Yesterday I attended a Marriage Equality colloquy across the water, at Temple Beth Or in Everett, and was energized and enivened by the speakers, Dr Lisa Davison of Lexington Theological Seminary, and two same-sex couples who told their stories of coming out, meeting the one they love, creating a family, and the subsequent difficulties that they face because they are unable to be legally married.
I've heard the stories before. I've heard Lisa speak at last year's colloquys. I'm familiar with all the arguments and have made up my mind as a Marriage Equality supporter. So why do I still attend these things? Don't I already know what I think?
Of course I know. But what I find compelling about these events is the opportunity to meet and get to know clergy and laity from other faith traditions, both Christian and Jewish. And it's disappointing to me that most UU laypersons and clergy are uninterested in this opportunity.
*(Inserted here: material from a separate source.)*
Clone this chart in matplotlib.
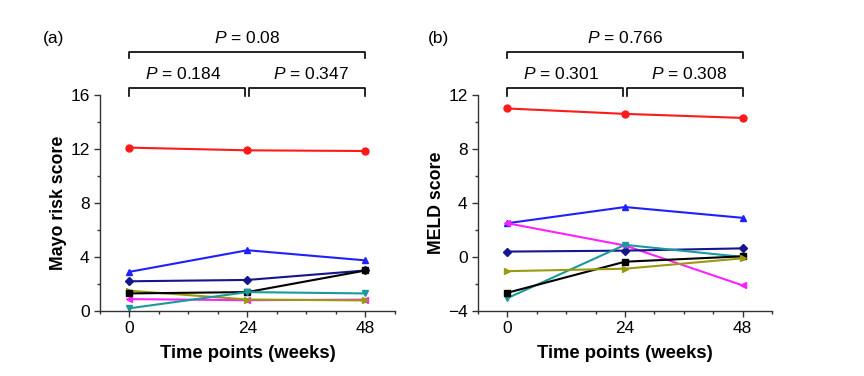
import numpy as np
import matplotlib
matplotlib.use("Agg")
from matplotlib import pyplot as plt
from matplotlib.ticker import MultipleLocator
import matplotlib.transforms as mtransforms

plt.rcParams['font.family'] = ['Liberation Sans', 'DejaVu Sans']

# Time points (weeks)
weeks = [0, 24, 48]

# Panel (a): Mayo risk score per patient
mayo_red = [12.1, 11.9, 11.85]
mayo_blue = [2.9, 4.5, 3.75]
mayo_navy = [2.2, 2.3, 3.0]
mayo_black = [1.3, 1.4, 3.0]
mayo_olive = [1.5, 0.85, 0.78]
mayo_magenta = [0.88, 0.8, 0.84]
mayo_teal = [0.2, 1.4, 1.3]

# Panel (b): MELD score per patient
meld_red = [11.0, 10.6, 10.3]
meld_blue = [2.5, 3.7, 2.9]
meld_magenta = [2.5, 0.85, -2.1]
meld_navy = [0.4, 0.47, 0.64]
meld_teal = [-3.05, 0.9, 0.0]
meld_black = [-2.65, -0.35, 0.05]
meld_olive = [-1.05, -0.87, -0.1]

# P values for brackets: (overall, 0-24, 24-48)
p_mayo = ["0.08", "0.184", "0.347"]
p_meld = ["0.766", "0.301", "0.308"]

styles = {
    'red': ('#ff1a1a', 'o', 5),
    'blue': ('#2020ff', '^', 5),
    'navy': ('#15158f', 'D', 4.5),
    'black': ('#000000', 's', 4.5),
    'olive': ('#9a9a10', '>', 5),
    'magenta': ('#ff20ff', '<', 5),
    'teal': ('#1a9a9a', 'v', 5),
}

mayo = {'red': mayo_red, 'blue': mayo_blue, 'navy': mayo_navy, 'magenta': mayo_magenta,
        'olive': mayo_olive, 'black': mayo_black, 'teal': mayo_teal}
meld = {'red': meld_red, 'blue': meld_blue, 'magenta': meld_magenta, 'navy': meld_navy,
        'teal': meld_teal, 'black': meld_black, 'olive': meld_olive}


def draw_bracket(ax, x0, x1, y, drop):
    trans = mtransforms.blended_transform_factory(ax.transData, ax.transAxes)
    ax.plot([x0, x0, x1, x1], [y - drop, y, y, y - drop], color='black', lw=1.2,
            transform=trans, clip_on=False)


def panel(ax, data, ylim, ylabel, pvals, tag, tag_x):
    for name, vals in data.items():
        c, m, ms = styles[name]
        ax.plot(weeks, vals, color=c, marker=m, markersize=ms, lw=1.5, clip_on=False)
    ax.set_xlim(-6, 54)
    ax.set_ylim(*ylim)
    ax.set_xticks(weeks)
    ax.xaxis.set_minor_locator(MultipleLocator(6))
    ax.set_yticks(np.arange(ylim[0], ylim[1] + 1, 4))
    ax.yaxis.set_minor_locator(MultipleLocator(2))
    for s in ['top', 'right']:
        ax.spines[s].set_visible(False)
    for s in ['left', 'bottom']:
        ax.spines[s].set_linewidth(1.0)
        ax.spines[s].set_color('#333333')
    ax.tick_params(which='major', direction='out', length=4, width=1, labelsize=12.5, color='#333333')
    ax.tick_params(which='minor', direction='out', length=2.5, width=1, color='#333333')
    ax.set_xlabel('Time points (weeks)', fontsize=13.3, fontweight='bold', labelpad=6)
    ax.set_ylabel(ylabel, fontsize=12.8, fontweight='bold', labelpad=2)

    trans = mtransforms.blended_transform_factory(ax.transData, ax.transAxes)
    draw_bracket(ax, 0, 48, 1.199, 0.028)
    draw_bracket(ax, 0, 23.6, 1.032, 0.037)
    draw_bracket(ax, 24.4, 48, 1.032, 0.037)
    ax.text(24, 1.262, r'$P$ = ' + pvals[0], transform=trans, ha='center', va='center', fontsize=12.5)
    ax.text(11, 1.095, r'$P$ = ' + pvals[1], transform=trans, ha='center', va='center', fontsize=12.5)
    ax.text(37, 1.095, r'$P$ = ' + pvals[2], transform=trans, ha='center', va='center', fontsize=12.5)
    ax.text(tag_x, 1.262, tag, transform=ax.transAxes, ha='left', va='center', fontsize=12.5)


plt.rcParams['mathtext.fontset'] = 'custom'
plt.rcParams['mathtext.it'] = 'Liberation Sans:italic'
plt.rcParams['mathtext.rm'] = 'Liberation Sans'

fig = plt.figure(figsize=(8.64, 3.76), dpi=100)
ax1 = fig.add_axes([0.1157, 0.1729, 0.3414, 0.5745])
ax2 = fig.add_axes([0.5532, 0.1729, 0.3403, 0.5745])

panel(ax1, mayo, (0, 16), 'Mayo risk score', p_mayo, '(a)', -0.193)
panel(ax2, meld, (-4, 12), 'MELD score', p_meld, '(b)', -0.17)

fig.savefig('out.png', dpi=100)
Yesterday only one other Unitarian Universalist attended. Though I invited all my colleagues to attend one of the six events around the state, very few have taken me up on it. And the reason given is that they have already made up their minds; they know how they feel, so why should they attend?
I understand that sense of "been there, done that". For me Marriage Equality is a no-brainer and my faith tradition is fully supportive. I've led three congregations through the Welcoming Congregation process and know how valuable that effort can be for a church.
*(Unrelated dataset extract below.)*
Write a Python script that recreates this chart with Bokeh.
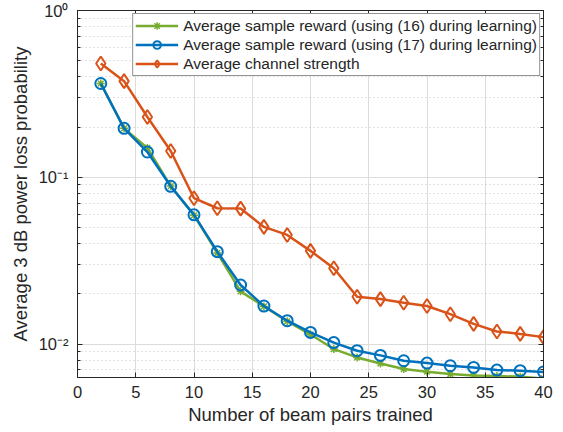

But people in other denominations are struggling and they need us as allies, to help them find ways to deal with the political morass that the Methodists, Presbyterians, Catholics, and others are fighting as they seek to overturn church law that is oppressive and demeaning.
I am uncomfortable with the reluctance of many UUs to engage with clergy and laity of other faiths. It's almost as if they are afraid of being contaminated by Christianity, a fear I find hard to tolerate. It's almost as if they are saying to themselves, "I already know all this stuff, why should I go and hang around and be bored because my knowledge is more advanced and superior". It's almost as if they want to maintain their specialness as the most radical of the Radical Reformers and fear that specialness will be eroded if they rub elbows with the less radical.
I've said it before and I say it again, interfaith work is the antidote to cross cringe in our congregations. When laity work on justice issues with others of differing faiths, particularly Christian, they learn that Christians are concerned about many of the same justice issues as UUs, that liberal Christians are not so different from us, that the cross means something different than they might expect. And when clergy engage with other clergy of differing faiths, particularly Christian, they model for their congregants an openness and understanding that will go a long way toward eradicating cross cringe and contempt for Christian theology.
Having been raised in a Christian home where the cross meant unconditional love, I am fortunate and I understand that others have not had that advantage. But in human life, when we discover something in life that makes us uncomfortable and upset, it behooves us to investigate that unease, to seek its roots, and to deal with it. I have people in one congregation who refuse to go to church because there is a cross visible in the rented sanctuary. Why would someone cut him/herself off from the community over this symbol? There's something dysfunctional about that response.
I often think of myself as a bridge between the UU faith community I love and serve and the Christian faith community which I grew up in. If only we could see ourselves as allies, not as combatants! Perhaps that day will come, as I noticed yesterday that the Disciples and Methodists and Mennonites and UCCs I met are edging ever closer to UUism in their outreach efforts. We are not so special after all!